-- Provided material --
====
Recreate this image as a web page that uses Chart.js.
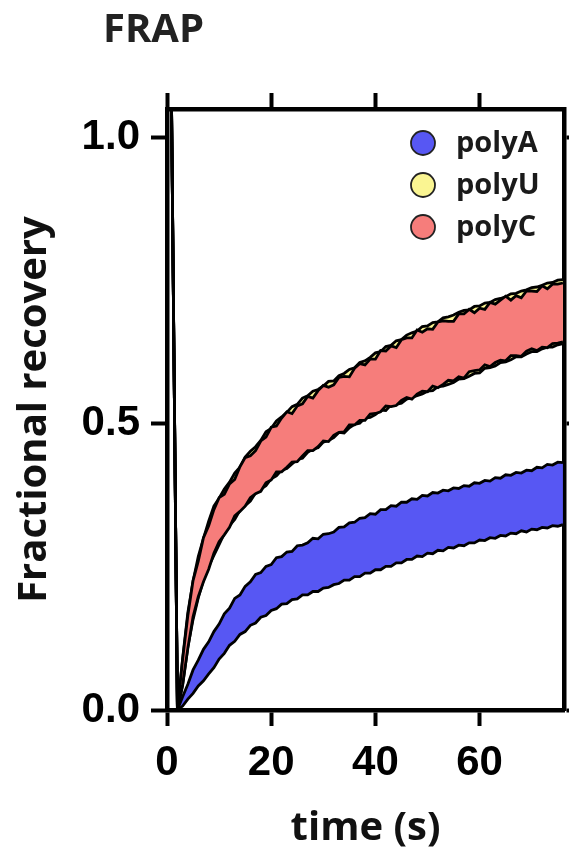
<!DOCTYPE html>
<html>
<head>
<meta charset="utf-8">
<title>FRAP</title>
<script src="https://cdn.jsdelivr.net/npm/chart.js@4.4.1/dist/chart.umd.min.js"></script>
<style>
  html, body { margin: 0; padding: 0; background: #fff; overflow: hidden; }
  #wrap { position: relative; width: 569px; height: 850px; }
  #frap { position: absolute; left: 103px; top: 7px; font: 700 40px/40px "Open Sans", sans-serif; color: #222; }
  canvas { display: block; }
</style>
</head>
<body>
<div id="wrap">
  <canvas id="myChart" width="569" height="850"></canvas>
  <div id="frap">FRAP</div>
</div>
<script>
// time points (s): one pre-bleach frame, bleach at 2 s, then 1 s steps
const time = [0.8,
  2, 3, 4, 5, 6, 7, 8, 9, 10, 11,
  12, 13, 14, 15, 16, 17, 18, 19, 20, 21,
  22, 23, 24, 25, 26, 27, 28, 29, 30, 31,
  32, 33, 34, 35, 36, 37, 38, 39, 40, 41,
  42, 43, 44, 45, 46, 47, 48, 49, 50, 51,
  52, 53, 54, 55, 56, 57, 58, 59, 60, 61,
  62, 63, 64, 65, 66, 67, 68, 69, 70, 71,
  72, 73, 74, 75, 76];

// upper / lower edge of each recovery band
const polyAHigh = [1.12,
  0.000, 0.023, 0.045, 0.070, 0.087, 0.106, 0.119, 0.137, 0.150, 0.168,
  0.178, 0.195, 0.201, 0.216, 0.224, 0.237, 0.240, 0.251, 0.254, 0.266,
  0.268, 0.276, 0.277, 0.287, 0.288, 0.292, 0.300, 0.299, 0.307, 0.308,
  0.311, 0.319, 0.320, 0.327, 0.328, 0.335, 0.336, 0.343, 0.342, 0.350,
  0.350, 0.357, 0.356, 0.363, 0.363, 0.369, 0.368, 0.375, 0.374, 0.380,
  0.379, 0.384, 0.383, 0.388, 0.387, 0.392, 0.391, 0.397, 0.396, 0.401,
  0.400, 0.406, 0.405, 0.411, 0.410, 0.415, 0.414, 0.419, 0.418, 0.424,
  0.423, 0.429, 0.428, 0.433, 0.432];
const polyALow = [1.12,
  0.000, 0.007, 0.019, 0.029, 0.042, 0.051, 0.063, 0.074, 0.089, 0.099,
  0.113, 0.120, 0.132, 0.137, 0.148, 0.152, 0.162, 0.165, 0.174, 0.177,
  0.185, 0.186, 0.193, 0.194, 0.201, 0.201, 0.207, 0.207, 0.213, 0.214,
  0.219, 0.221, 0.227, 0.227, 0.233, 0.233, 0.239, 0.239, 0.245, 0.245,
  0.251, 0.251, 0.257, 0.257, 0.263, 0.263, 0.269, 0.268, 0.274, 0.273,
  0.279, 0.278, 0.284, 0.283, 0.288, 0.287, 0.292, 0.292, 0.297, 0.296,
  0.301, 0.300, 0.305, 0.304, 0.309, 0.308, 0.313, 0.311, 0.316, 0.315,
  0.319, 0.318, 0.322, 0.321, 0.324];
const polyUHigh = [1.12,
  0.000, 0.090, 0.170, 0.225, 0.268, 0.300, 0.330, 0.356, 0.370, 0.386,
  0.398, 0.414, 0.424, 0.442, 0.452, 0.460, 0.471, 0.486, 0.492, 0.505,
  0.512, 0.520, 0.530, 0.534, 0.545, 0.549, 0.557, 0.560, 0.566, 0.574,
  0.575, 0.584, 0.588, 0.595, 0.598, 0.607, 0.610, 0.616, 0.624, 0.626,
  0.635, 0.637, 0.645, 0.647, 0.655, 0.659, 0.662, 0.670, 0.671, 0.677,
  0.678, 0.685, 0.687, 0.690, 0.695, 0.698, 0.699, 0.705, 0.706, 0.711,
  0.712, 0.717, 0.719, 0.722, 0.727, 0.728, 0.732, 0.734, 0.738, 0.739,
  0.742, 0.746, 0.747, 0.751, 0.752];
const polyULow = [1.12,
  0.000, 0.043, 0.110, 0.158, 0.196, 0.227, 0.251, 0.270, 0.289, 0.308,
  0.322, 0.333, 0.349, 0.357, 0.365, 0.379, 0.386, 0.392, 0.404, 0.409,
  0.419, 0.422, 0.430, 0.438, 0.440, 0.450, 0.456, 0.458, 0.468, 0.471,
  0.476, 0.485, 0.484, 0.493, 0.499, 0.501, 0.510, 0.511, 0.516, 0.524,
  0.523, 0.533, 0.534, 0.536, 0.543, 0.546, 0.549, 0.552, 0.557, 0.558,
  0.565, 0.566, 0.569, 0.572, 0.578, 0.579, 0.583, 0.588, 0.589, 0.597,
  0.598, 0.601, 0.607, 0.608, 0.612, 0.617, 0.617, 0.622, 0.626, 0.626,
  0.631, 0.634, 0.634, 0.638, 0.640];
const polyCHigh = [1.12,
  0.000, 0.088, 0.165, 0.226, 0.260, 0.301, 0.322, 0.350, 0.371, 0.377,
  0.395, 0.403, 0.425, 0.441, 0.444, 0.453, 0.470, 0.477, 0.494, 0.496,
  0.510, 0.521, 0.518, 0.531, 0.535, 0.548, 0.545, 0.558, 0.567, 0.564,
  0.568, 0.581, 0.583, 0.582, 0.597, 0.605, 0.603, 0.613, 0.613, 0.628,
  0.627, 0.636, 0.633, 0.647, 0.650, 0.650, 0.664, 0.660, 0.666, 0.665,
  0.678, 0.680, 0.679, 0.679, 0.692, 0.692, 0.700, 0.694, 0.702, 0.700,
  0.712, 0.709, 0.716, 0.723, 0.716, 0.724, 0.720, 0.732, 0.732, 0.731,
  0.741, 0.736, 0.744, 0.744, 0.746];
const polyCLow = [1.12,
  0.000, 0.045, 0.108, 0.163, 0.198, 0.224, 0.246, 0.274, 0.294, 0.306,
  0.319, 0.339, 0.347, 0.356, 0.371, 0.378, 0.382, 0.397, 0.402, 0.416,
  0.416, 0.424, 0.433, 0.434, 0.444, 0.453, 0.453, 0.460, 0.470, 0.469,
  0.480, 0.485, 0.486, 0.498, 0.498, 0.506, 0.506, 0.517, 0.518, 0.521,
  0.531, 0.530, 0.532, 0.541, 0.546, 0.543, 0.552, 0.557, 0.556, 0.566,
  0.563, 0.569, 0.576, 0.575, 0.582, 0.580, 0.591, 0.593, 0.594, 0.603,
  0.600, 0.607, 0.611, 0.610, 0.619, 0.619, 0.618, 0.627, 0.631, 0.628,
  0.634, 0.633, 0.640, 0.641, 0.643];

const names = ['polyA', 'polyU', 'polyC'];
const colores = ['#5757f3', '#faf592', '#f67d7b'];

const xTicks = [0, 20, 40, 60];
const yTicks = [0, 0.5, 1.0];

const pts = (vals) => time.map((t, i) => ({ x: t, y: vals[i] }));

// one edge of a band; the upper edge fills down to the dataset before it
const edge = (vals, fillColor) => ({
    data: pts(vals),
    borderColor: '#000',
    borderWidth: 2.8,
    pointRadius: 0,
    tension: 0,
    backgroundColor: fillColor || 'transparent',
    fill: fillColor ? '-1' : false
});

// legend drawn inside the plot, top right
const bandLegend = {
    id: 'bandLegend',
    afterDraw(chart) {
        const { ctx, chartArea } = chart;
        ctx.save();
        ctx.font = 'bold 29px "Open Sans"';
        ctx.textBaseline = 'middle';
        ctx.textAlign = 'left';
        names.forEach((name, i) => {
            const cx = chartArea.right - 141;
            const cy = chartArea.top + 34 + i * 42;
            ctx.beginPath();
            ctx.arc(cx, cy, 12, 0, Math.PI * 2);
            ctx.fillStyle = colores[i];
            ctx.fill();
            ctx.lineWidth = 1.8;
            ctx.strokeStyle = '#222';
            ctx.stroke();
            ctx.fillStyle = '#1a1a1a';
            ctx.fillText(name, cx + 33, cy + 1);
        });
        ctx.restore();
    }
};

const tickFont = { family: '"Liberation Sans", Arial', size: 42, weight: 'bold' };
const titleFont = { family: '"Open Sans"', size: 40, weight: 'bold', lineHeight: 1 };
const grid = { drawOnChartArea: false, drawTicks: true, tickLength: 16, tickWidth: 4, tickColor: '#000' };
const border = { color: '#000', width: 4.5 };

const fixTicks = (list) => (scale) => { scale.ticks = list.map((v) => ({ value: v })); };

const ctx = document.getElementById('myChart').getContext('2d');
const myChart = new Chart(ctx, {
    type: 'line',
    data: {
        datasets: [
            edge(polyALow),
            edge(polyAHigh, colores[0]),
            edge(polyCLow),
            edge(polyCHigh, colores[2]),
            edge(polyULow),
            edge(polyUHigh, colores[1])
        ]
    },
    options: {
        responsive: false,
        animation: false,
        layout: { padding: 0 },
        plugins: {
            legend: { display: false },
            tooltip: { enabled: false },
            title: { display: false }
        },
        scales: {
            x: {
                type: 'linear', position: 'bottom', min: 0, max: 76.2,
                afterBuildTicks: fixTicks(xTicks),
                ticks: { font: tickFont, color: '#000', padding: 12, maxRotation: 0 },
                grid: grid, border: border,
                title: { display: true, text: 'time (s)', font: titleFont, color: '#111', padding: { bottom: 1 } },
                afterFit: (s) => { s.height = 140; }
            },
            x2: {
                type: 'linear', position: 'top', min: 0, max: 76.2,
                afterBuildTicks: fixTicks(xTicks),
                ticks: { display: false },
                grid: grid, border: border,
                afterFit: (s) => { s.height = 109; }
            },
            y: {
                type: 'linear', position: 'left', min: 0, max: 1.05,
                afterBuildTicks: fixTicks(yTicks),
                ticks: { font: tickFont, color: '#000', padding: 11, callback: (v) => v.toFixed(1) },
                grid: grid, border: border,
                title: { display: true, text: 'Fractional recovery', font: titleFont, color: '#111', padding: { top: 15 } },
                afterFit: (s) => { s.width = 167; }
            },
            y2: {
                type: 'linear', position: 'right', min: 0, max: 1.05,
                afterBuildTicks: fixTicks(yTicks),
                ticks: { display: false },
                grid: grid, border: border,
                afterFit: (s) => { s.width = 5; }
            }
        }
    },
    plugins: [bandLegend]
});
</script>
</body>
</html>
====
-- Task --
Repeat only the lines from the beginning of the material through the line containing "72, 73, 74, 75, 76];", both ends kept, leaving pictures out.

-- Exercise result --
Recreate this image as a web page that uses Chart.js.
<!DOCTYPE html>
<html>
<head>
<meta charset="utf-8">
<title>FRAP</title>
<script src="https://cdn.jsdelivr.net/npm/chart.js@4.4.1/dist/chart.umd.min.js"></script>
<style>
  html, body { margin: 0; padding: 0; background: #fff; overflow: hidden; }
  #wrap { position: relative; width: 569px; height: 850px; }
  #frap { position: absolute; left: 103px; top: 7px; font: 700 40px/40px "Open Sans", sans-serif; color: #222; }
  canvas { display: block; }
</style>
</head>
<body>
<div id="wrap">
  <canvas id="myChart" width="569" height="850"></canvas>
  <div id="frap">FRAP</div>
</div>
<script>
// time points (s): one pre-bleach frame, bleach at 2 s, then 1 s steps
const time = [0.8,
  2, 3, 4, 5, 6, 7, 8, 9, 10, 11,
  12, 13, 14, 15, 16, 17, 18, 19, 20, 21,
  22, 23, 24, 25, 26, 27, 28, 29, 30, 31,
  32, 33, 34, 35, 36, 37, 38, 39, 40, 41,
  42, 43, 44, 45, 46, 47, 48, 49, 50, 51,
  52, 53, 54, 55, 56, 57, 58, 59, 60, 61,
  62, 63, 64, 65, 66, 67, 68, 69, 70, 71,
  72, 73, 74, 75, 76];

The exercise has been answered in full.